5 thoughts on “Old Money Quote

  1. Empty minds and open minds !

    There are also other things to occupy those minds when attending school.

    In an end of year speech a former headmaster of mine was thanking the office-bearers for upholding the discipline for which the school had become famous. He went on to say that enforced discipline was designed to give way to self- discipline, wherein “we might produce a ‘better’ and more rounded individual”.

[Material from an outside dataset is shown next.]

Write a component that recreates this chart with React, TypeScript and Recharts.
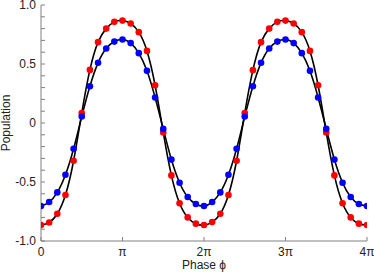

    This same discipline he was referring to will likely underpin core values such as politeness and manners. Put another way, if one is a junior and one does not approach a senior with the appropriate politeness, one might find ‘enforced discipline’ the result. At the same time this does not mean being, or becoming, sycophantic. That would soon be bashed out of you. At the risk of sounding snobbish and it is not my intention to be so, a disciplined hierarchical structure teaches a growing adolescent who is above them, who is below them, who is on their level, and how to interact with all those people.

    No, the head prefect is not your chum ! Neither is the chairman of the company you’ve just joined.

    If there’s anything one might gain by attending a good school my money would be on discipline. I absolutely agree that there is a dark side to too much discipline and bullying would be top of my list. But, bullying can also be addressed by a good dose of the self-same ‘enforced discipline’. (I have heard that my old school still has what is known as ‘fagging’. Simply put, a junior boy running errands and being a sort of a servant to a senior boy. If it does still exist, I’m amazed. It terrified me. But I’ll tell you this – it teaches you your station in life. Quickly !)

    What other values could one learn in such a school ? I would say courage, honesty (the fear of more discipline looming), punctuality, ‘getting on with it’ as well as dress sense and a degree of neatness. I say this because the more traditional British-type schools, especially those of note, allow very little leeway in appearance. Perhaps shoes and hair -length for boys, but that’s about all. [Uniforms are anathema to the French and one only has to walk past a Parisian high school at lunch time or after classes to see thirteen year olds’ smoking with their tattoos and piercings on show.]

    These days educational results are heavily stressed. Good schools are highly competitive to get into and just as much when one is in them. It’s no longer enough to be so-and-so’s nephew and at the same time be a block-head. That ain’t gonna wash anymore ! At the famous Eton College, aspiring eleven year olds’ do not only need good results to get in. They are also interviewed by the headmaster. If one gets through that, the next step is an interview with a housemaster. That step might take more than one interview as a housemaster might feel a particular boy would not fit in that particular house and will recommend another house more suitable to his personality. Think about it, eleven years of age ! Once in, you’re in the pressure cooker. Not for the faint of heart, whatever they tell you and however they glamourise it in movies.

    Will one learn Old Money values as a whole ? I would say to an extent, but not entirely. It will depend on one’s friends and their values which inevitably rub off in some form. They will largely, in my view, be anchored by what one learned from one’s parents and one takes to school. Once there, it will be easier if one already has values in line with the school’s demands and ‘hell’ if they’re not.

    In a two-part YouTube documentary called ‘ Harrow, A Very British school’ the headmaster summed things up by saying ‘ When you come here, you are becoming part of something. Unavoidably’.

    For those who recall a movie from long ago called ‘When Eight Bells Toll’ with a very young Anthony Hopkins there is a scene in which Robert Morley was complaining about someone’s behaviour and he attributed the problem to:

    ‘ It all comes……..from not going to a proper school ! ‘

    I wonder what other readers might think ?

  2. Discipline is something my parents tried to instill in me, but I had drunk the Kool-Aid of bohemian self-expression and radical individualism in my youth. Now that I’m in my mid-life and raising young adults, I can appreciate some of the more traditional core values of restraint, commitment, discipline, and etiquette.

    I’ve never experienced a proper British-type school (quite frankly, I might have chaffed at the rigidity and bullying). Perhaps I missed out on something important. That is why I find myself here reading Byron’s grandfatherly advice and picking up pearls of wisdom from other readers.

    As for the quote, I will leave one from Prof. Walter Kotschnig who told Holyoke College students to keep their minds open—“but not so open that your brains fall out.”